(YOUR OBJECTIVE):
Go through the material and write it all out exactly, minus the pictures.

┄┄┄┄┄┄┄┄┄┄┄┄┄┄┄┄┄┄┄┄

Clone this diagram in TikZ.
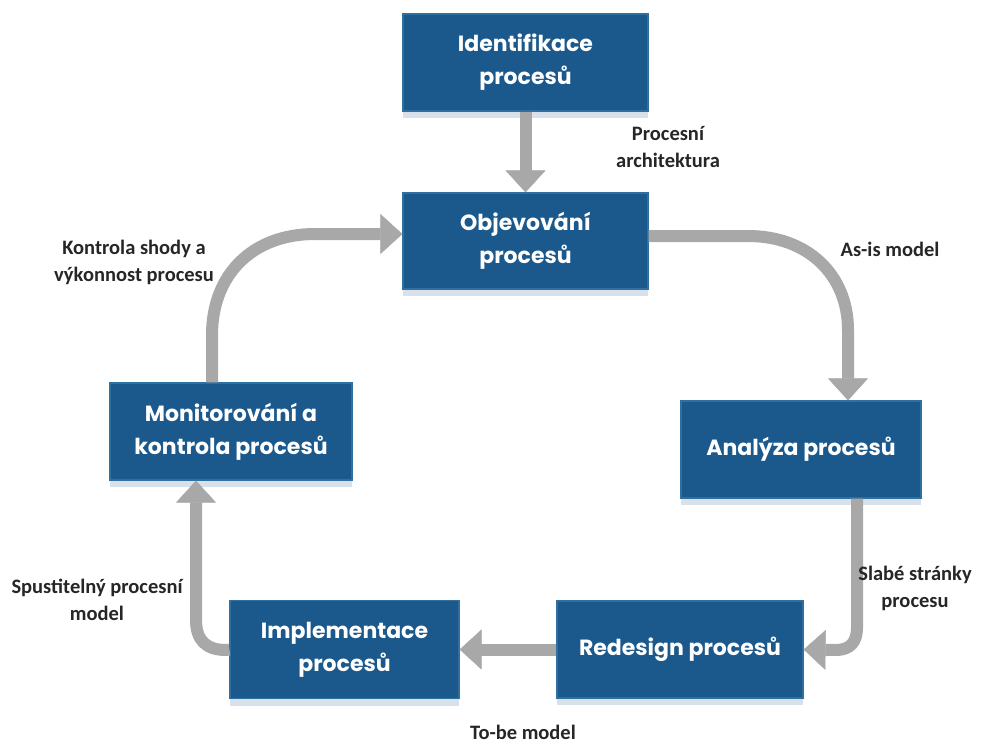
\documentclass[tikz,border=0pt]{standalone}
\usepackage{fontspec}
\setmainfont{Carlito}
\newfontfamily\boxfont{Poppins}
\usetikzlibrary{arrows.meta,shadows}
\definecolor{boxblue}{RGB}{27,89,140}
\definecolor{boxedge}{RGB}{48,112,160}
\definecolor{shadowc}{RGB}{200,212,226}
\definecolor{arrowgray}{RGB}{168,168,168}
\begin{document}
\begin{tikzpicture}[x=1pt,y=-1pt,
  procbox/.style={draw=boxedge, line width=1.2pt, fill=boxblue, text=white,
    font=\boxfont\bfseries\fontsize{22}{33}\selectfont, align=center, inner sep=0pt,
    drop shadow={shadow xshift=0pt, shadow yshift=-7pt, fill=shadowc, opacity=0.7}},
  lbl/.style={font=\bfseries\fontsize{20.5}{27}\selectfont, align=center, text=black!85},
  bigarrow/.style={draw=arrowgray, line width=12pt,
    -{Triangle[length=22pt, width=40pt, line width=0.5pt]}}]
\useasboundingbox (0,0) rectangle (999,745);
\fill[white] (0,0) rectangle (999,745);
% boxes
\node[procbox, minimum width=245pt, minimum height=97pt] (ident) at (525.5,62.5) {Identifikace\\procesů};
\node[procbox, minimum width=245pt, minimum height=96pt] (objev) at (525.5,241) {Objevování\\procesů};
\node[procbox, minimum width=242pt, minimum height=97pt] (mon) at (231,431.5) {Monitorování a\\kontrola procesů};
\node[procbox, minimum width=240pt, minimum height=97pt] (ana) at (801,449.5) {Analýza procesů};
\node[procbox, minimum width=246pt, minimum height=97pt] (red) at (680,649.5) {Redesign procesů};
\node[procbox, minimum width=229pt, minimum height=98pt] (impl) at (344.5,649.5) {Implementace\\procesů};
% connectors
\draw[bigarrow] (ident.south) -- (objev.north);
\draw[bigarrow] ([xshift=-19pt]mon.north) -- (212,335)
  .. controls (212,275) and (252,234) .. (315,234) -- ([yshift=7pt]objev.west);
\draw[bigarrow] ([yshift=5pt]objev.east) -- (748,236)
  .. controls (808,236) and (848,275) .. (848,330) -- ([xshift=47pt]ana.north);
\draw[bigarrow] ([xshift=56pt]ana.south) -- (857,628)
  .. controls (857,642) and (850,650) .. (836,650) -- (red.east);
\draw[bigarrow] (red.west) -- (impl.east);
\draw[bigarrow] (impl.west) -- (226,650)
  .. controls (206,650) and (196,640) .. (196,620) -- ([xshift=-35pt]mon.south);
% labels
\node[lbl] (l1) at (668,147) {Procesní\\architektura};
\node[lbl] (l2) at (134,262) {Kontrola shody a\\výkonnost procesu};
\node[lbl] (l3) at (890,249) {As-is model};
\node[lbl] (l4) at (915,588) {Slabé stránky\\procesu};
\node[lbl] (l5) at (97,600) {Spustitelný procesní\\model};
\node[lbl] (l6) at (523,732) {To-be model};
\end{tikzpicture}
\end{document}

┄┄┄┄┄┄┄┄┄┄┄┄┄┄┄┄┄┄┄┄

(WRITTEN ANSWER):
Clone this diagram in TikZ.
\documentclass[tikz,border=0pt]{standalone}
\usepackage{fontspec}
\setmainfont{Carlito}
\newfontfamily\boxfont{Poppins}
\usetikzlibrary{arrows.meta,shadows}
\definecolor{boxblue}{RGB}{27,89,140}
\definecolor{boxedge}{RGB}{48,112,160}
\definecolor{shadowc}{RGB}{200,212,226}
\definecolor{arrowgray}{RGB}{168,168,168}
\begin{document}
\begin{tikzpicture}[x=1pt,y=-1pt,
  procbox/.style={draw=boxedge, line width=1.2pt, fill=boxblue, text=white,
    font=\boxfont\bfseries\fontsize{22}{33}\selectfont, align=center, inner sep=0pt,
    drop shadow={shadow xshift=0pt, shadow yshift=-7pt, fill=shadowc, opacity=0.7}},
  lbl/.style={font=\bfseries\fontsize{20.5}{27}\selectfont, align=center, text=black!85},
  bigarrow/.style={draw=arrowgray, line width=12pt,
    -{Triangle[length=22pt, width=40pt, line width=0.5pt]}}]
\useasboundingbox (0,0) rectangle (999,745);
\fill[white] (0,0) rectangle (999,745);
% boxes
\node[procbox, minimum width=245pt, minimum height=97pt] (ident) at (525.5,62.5) {Identifikace\\procesů};
\node[procbox, minimum width=245pt, minimum height=96pt] (objev) at (525.5,241) {Objevování\\procesů};
\node[procbox, minimum width=242pt, minimum height=97pt] (mon) at (231,431.5) {Monitorování a\\kontrola procesů};
\node[procbox, minimum width=240pt, minimum height=97pt] (ana) at (801,449.5) {Analýza procesů};
\node[procbox, minimum width=246pt, minimum height=97pt] (red) at (680,649.5) {Redesign procesů};
\node[procbox, minimum width=229pt, minimum height=98pt] (impl) at (344.5,649.5) {Implementace\\procesů};
% connectors
\draw[bigarrow] (ident.south) -- (objev.north);
\draw[bigarrow] ([xshift=-19pt]mon.north) -- (212,335)
  .. controls (212,275) and (252,234) .. (315,234) -- ([yshift=7pt]objev.west);
\draw[bigarrow] ([yshift=5pt]objev.east) -- (748,236)
  .. controls (808,236) and (848,275) .. (848,330) -- ([xshift=47pt]ana.north);
\draw[bigarrow] ([xshift=56pt]ana.south) -- (857,628)
  .. controls (857,642) and (850,650) .. (836,650) -- (red.east);
\draw[bigarrow] (red.west) -- (impl.east);
\draw[bigarrow] (impl.west) -- (226,650)
  .. controls (206,650) and (196,640) .. (196,620) -- ([xshift=-35pt]mon.south);
% labels
\node[lbl] (l1) at (668,147) {Procesní\\architektura};
\node[lbl] (l2) at (134,262) {Kontrola shody a\\výkonnost procesu};
\node[lbl] (l3) at (890,249) {As-is model};
\node[lbl] (l4) at (915,588) {Slabé stránky\\procesu};
\node[lbl] (l5) at (97,600) {Spustitelný procesní\\model};
\node[lbl] (l6) at (523,732) {To-be model};
\end{tikzpicture}
\end{document}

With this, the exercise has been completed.